If a marketer claims something, it is safe to assume the claim is at best 'technically true'. Only if an actual engineer backs the claim it can start to mean something.


the problem with "AI" is that by the very way it was trained: it produces plausible looking code

so the "reviewing" process will be looking for the needles in the haystack

when you have no understanding, or mental model of how it works, because there isn't one

it's a recipe for disaster for anything other than trivial projects


The learning is "they lied". After all, apart from marketing materials making a claim, where is the evidence?

Wait, we think they’re lying because an advisory was eventually found? We think that should be impossible with people involved?

Reading the necessary RFC is table stakes. Instead we got this:

>"NOOOOOOOO!!!! You can't just use an LLM to write an auth library!"

>"haha gpus go brrr"

(Those lines remain in the readme, even now: https://github.com/cloudflare/workers-oauth-provider?tab=rea...)


To me it's likely, given the extremely rudimentary nature of that issue.

If you're asking in good faith,

> Every line was thoroughly reviewed and cross-referenced with relevant RFCs

The issue in the CVE comes from direct contradiction of the RFC. The RFC says you MUST check redirect uris (and, as anyone who's ever worked with oauth knows, all the functionality around redirect uris is a staple of how oauth works in the first place -- this isn't some obscure edge case). They didn't make a mistake, they simply did not implement this part of the spec.

When they said every line was "thoroughly reviewed" and "cross referenced", yes, they lied.


I mean, you can't review or cross reference something that isn't there... So interpreting in good faith, technically, maybe they just forgot to also check for completeness? /s


https://www.linkedin.com/in/nick-kuntz-61551869/

DevSecOps Engineer United States Army Special Operations Command · Full-time

Jun 2022 - Jul 2025 · 3 yrs 2 mos

Honestly, it is a little scary to see someone with a serious DevSecOps background ship an AI project that looks this sloppy and unreviewed. It makes you question how much rigor and code quality made it into their earlier "mission critical" engineering work.
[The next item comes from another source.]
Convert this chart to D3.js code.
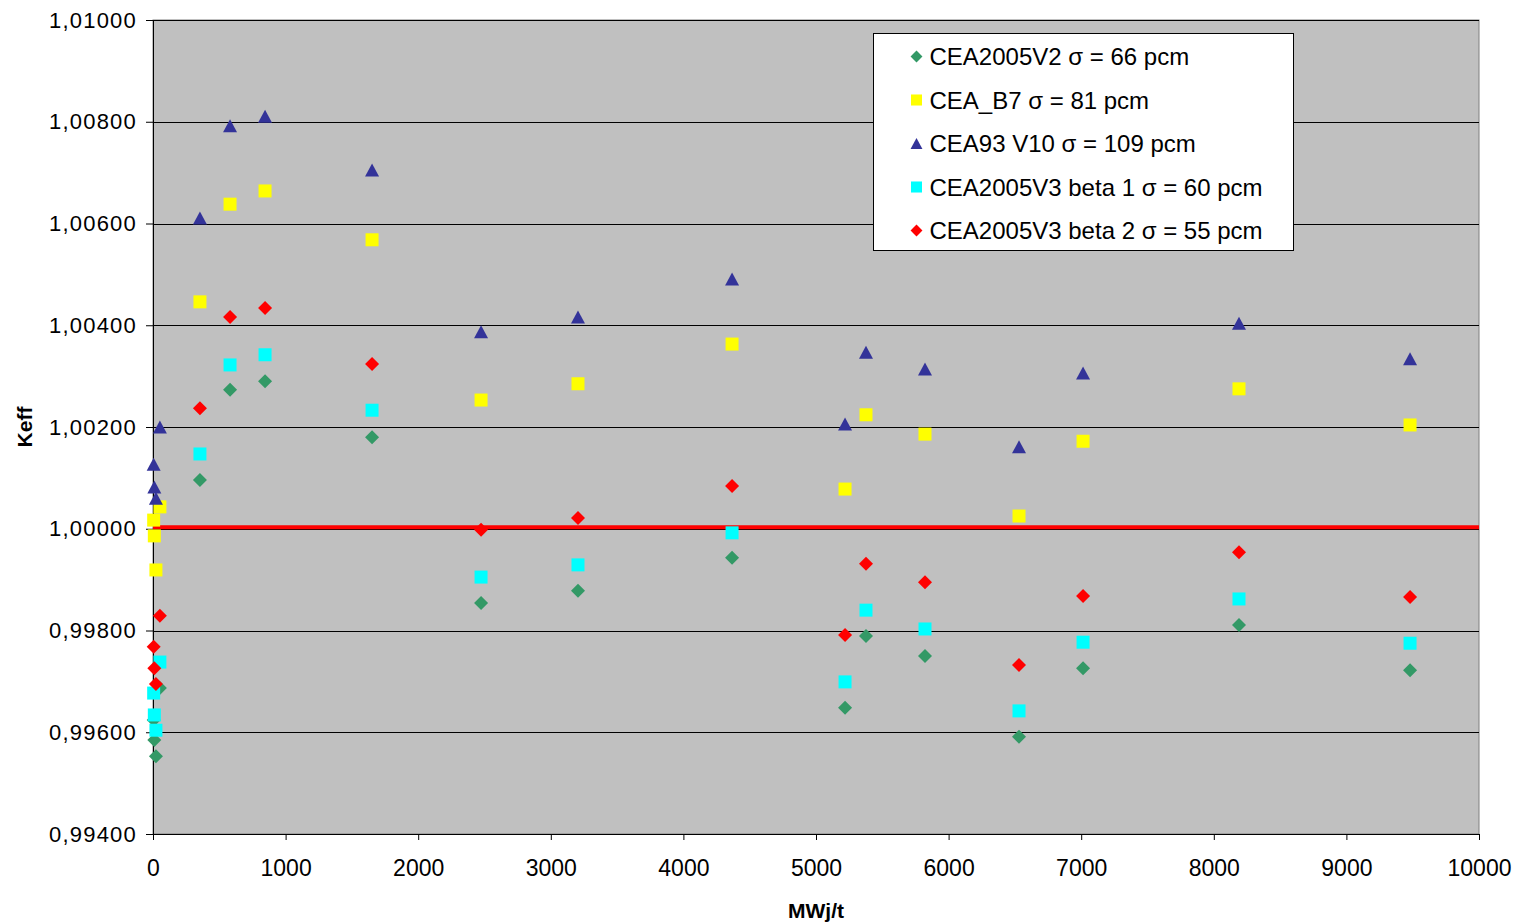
<!DOCTYPE html>
<html>
<head>
<meta charset="utf-8">
<script src="https://cdn.jsdelivr.net/npm/d3@7"></script>
<style>
  html, body { margin: 0; padding: 0; background: #fff; }
  svg { display: block; font-family: "Liberation Sans", Arial, sans-serif; }
</style>
</head>
<body>
<div id="chart"></div>
<script>
// burnup steps (MWj/t)
const burnup = [5, 10, 22, 52, 354, 581, 845, 1652, 2474, 3205, 4367, 5219, 5377, 5822, 6531, 7014, 8190, 9480];

const cea2005v2 = [0.99624, 0.99585, 0.99553, 0.99687, 1.00096, 1.00273, 1.00290, 1.00180, 0.99854, 0.99878, 0.99943, 0.99648, 0.99789, 0.99750, 0.99591, 0.99726, 0.99811, 0.99722];
const ceaB7 = [1.00017, 0.99986, 0.99919, 1.00043, 1.00446, 1.00638, 1.00664, 1.00568, 1.00253, 1.00285, 1.00363, 1.00078, 1.00224, 1.00186, 1.00025, 1.00172, 1.00275, 1.00204];
const cea93v10 = [1.00127, 1.00082, 1.00060, 1.00200, 1.00611, 1.00792, 1.00811, 1.00705, 1.00387, 1.00416, 1.00491, 1.00206, 1.00347, 1.00314, 1.00161, 1.00306, 1.00404, 1.00334];
const cea2005v3b1 = [0.99677, 0.99634, 0.99604, 0.99738, 1.00147, 1.00322, 1.00342, 1.00233, 0.99905, 0.99929, 0.99992, 0.99699, 0.99840, 0.99803, 0.99642, 0.99777, 0.99862, 0.99775];
const cea2005v3b2 = [0.99768, 0.99726, 0.99695, 0.99829, 1.00237, 1.00416, 1.00434, 1.00324, 0.99998, 1.00021, 1.00084, 0.99791, 0.99931, 0.99895, 0.99732, 0.99868, 0.99954, 0.99866];

const seriesNames = ['CEA2005V2 σ = 66 pcm', 'CEA_B7 σ = 81 pcm', 'CEA93 V10 σ = 109 pcm', 'CEA2005V3 beta 1 σ = 60 pcm', 'CEA2005V3 beta 2 σ = 55 pcm'];
const seriesValues = [cea2005v2, ceaB7, cea93v10, cea2005v3b1, cea2005v3b2];
const seriesColors = ['#339966', '#ffff00', '#333399', '#00ffff', '#ff0000'];
const seriesShapes = ['diamond', 'square', 'triangle', 'square', 'diamond'];

const xTicks = [0, 1000, 2000, 3000, 4000, 5000, 6000, 7000, 8000, 9000, 10000];
const yTicks = [0.994, 0.996, 0.998, 1.000, 1.002, 1.004, 1.006, 1.008, 1.010];
const refLine = 1.0;

const W = 1517, H = 922;
const m = { top: 20, right: 38, bottom: 88, left: 153 };
const w = W - m.left - m.right, h = H - m.top - m.bottom;

const svg = d3.select('#chart').append('svg').attr('width', W).attr('height', H);
svg.append('rect').attr('width', W).attr('height', H).attr('fill', '#fff');
const g = svg.append('g').attr('transform', `translate(${m.left},${m.top})`);

const x = d3.scaleLinear().domain([0, 10000]).range([0, w]);
const y = d3.scaleLinear().domain([0.994, 1.010]).range([h, 0]);

// plot area
g.append('rect').attr('width', w).attr('height', h)
  .attr('fill', '#c0c0c0').attr('stroke', '#808080').attr('stroke-width', 1);

// horizontal grid
g.selectAll('.gy').data(yTicks.slice(1)).join('line')
  .attr('x1', 0).attr('x2', w)
  .attr('y1', d => Math.round(y(d)) + 0.5).attr('y2', d => Math.round(y(d)) + 0.5)
  .attr('stroke', '#000').attr('stroke-width', 1);

// axes
const fmtY = d => d3.format('.5f')(d).replace('.', ',');
g.append('g')
  .call(d3.axisLeft(y).tickValues(yTicks).tickFormat(fmtY).tickSizeInner(7).tickSizeOuter(0).tickPadding(9))
  .call(a => a.select('.domain').attr('stroke', '#000'))
  .call(a => a.selectAll('.tick line').attr('stroke', '#000'))
  .selectAll('text').attr('font-family', '"Liberation Sans", Arial, sans-serif')
  .attr('font-size', '22px').attr('letter-spacing', '1.2px').attr('fill', '#000');

g.append('g').attr('transform', `translate(0,${h})`)
  .call(d3.axisBottom(x).tickValues(xTicks).tickFormat(d3.format('d')).tickSizeInner(6).tickSizeOuter(0).tickPadding(20))
  .call(a => a.select('.domain').attr('stroke', '#000'))
  .call(a => a.selectAll('.tick line').attr('stroke', '#000'))
  .selectAll('text').attr('font-family', '"Liberation Sans", Arial, sans-serif')
  .attr('font-size', '23px').attr('fill', '#000');

// reference line keff = 1
g.append('line').attr('x1', 0).attr('x2', w)
  .attr('y1', y(refLine) - 1.5).attr('y2', y(refLine) - 1.5)
  .attr('stroke', '#ff0000').attr('stroke-width', 4);

// markers
function markerPath(shape) {
  if (shape === 'square') return 'M-6.5,-6.5H6.5V6.5H-6.5Z';
  if (shape === 'diamond') return 'M0,-7L7,0L0,7L-7,0Z';
  return 'M0,-6.5L7,6.5L-7,6.5Z';
}

seriesValues.forEach((vals, i) => {
  const pts = burnup.map((b, j) => ({ b, v: vals[j] }));
  g.append('g').selectAll('path').data(pts).join('path')
    .attr('d', markerPath(seriesShapes[i]))
    .attr('transform', d => `translate(${x(d.b)},${y(d.v)})`)
    .attr('fill', seriesColors[i]);
});

// axis titles
svg.append('text').attr('x', m.left + w / 2).attr('y', 918)
  .attr('text-anchor', 'middle').attr('font-size', '21px').attr('font-weight', 'bold')
  .text('MWj/t');
svg.append('text').attr('transform', `translate(32,${m.top + h / 2}) rotate(-90)`)
  .attr('text-anchor', 'middle').attr('font-size', '21px').attr('font-weight', 'bold')
  .text('Keff');

// legend
const lg = svg.append('g').attr('transform', 'translate(873.5,33.5)');
lg.append('rect').attr('width', 420).attr('height', 217)
  .attr('fill', '#fff').attr('stroke', '#000').attr('stroke-width', 1);
seriesNames.forEach((name, i) => {
  const cy = 23 + i * 43.5;
  lg.append('path').attr('d', markerPath(seriesShapes[i]))
    .attr('transform', `translate(43,${cy}) scale(0.85)`)
    .attr('fill', seriesColors[i]);
  lg.append('text').attr('x', 56).attr('y', cy).attr('dy', '0.36em')
    .attr('font-size', '24px').attr('fill', '#000').text(name);
});
</script>
</body>
</html>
Tbf, there is no one with a ‘serious DevSecOps background’. It’s an incredibly strong hint that the person is largely a goof.

Maybe, but the group of people they are/were working with are Extremely Serious, and Not Goofs.

This person was in communications of the 160th Special Operations Aviation Regiment, the group that just flew helicopters into Venezuela. ... And it looks like a very unusual connection to Delta Force.


Considering how many times I've heard "don't let perfection be the enemy of good enough" when the code I have is not only incomplete but doesn't even do most of the things asked (yet), I'd wager quite a lot

I don't know what's more embarrassing the deed itself, not recognizing the bullshit produced or the hastly attempt of a cover up. Not a good look for Cloudflare does nobody read the content they put out? You can just pretend to have done something and they will release it on their blog, yikes.

Covering it up for sure. We all make mistakes. We all make idiots out of ourselves. But you have to take ownership and own up to move on.

Covering it up changes it from being dumb to being deceptive


Wow this is definitely not a software engineer. Hmm I wonder if Git stores history...

they actually rewrote the history later, but github shows force push history too https://github.com/nkuntz1934/matrix-workers/activity?activi...

No more vulnerabilities then I guess!

they should have at least rebased it and removed from git history

Hilarious. Judging by the username, it's the same person who wrote the slop blog post, too.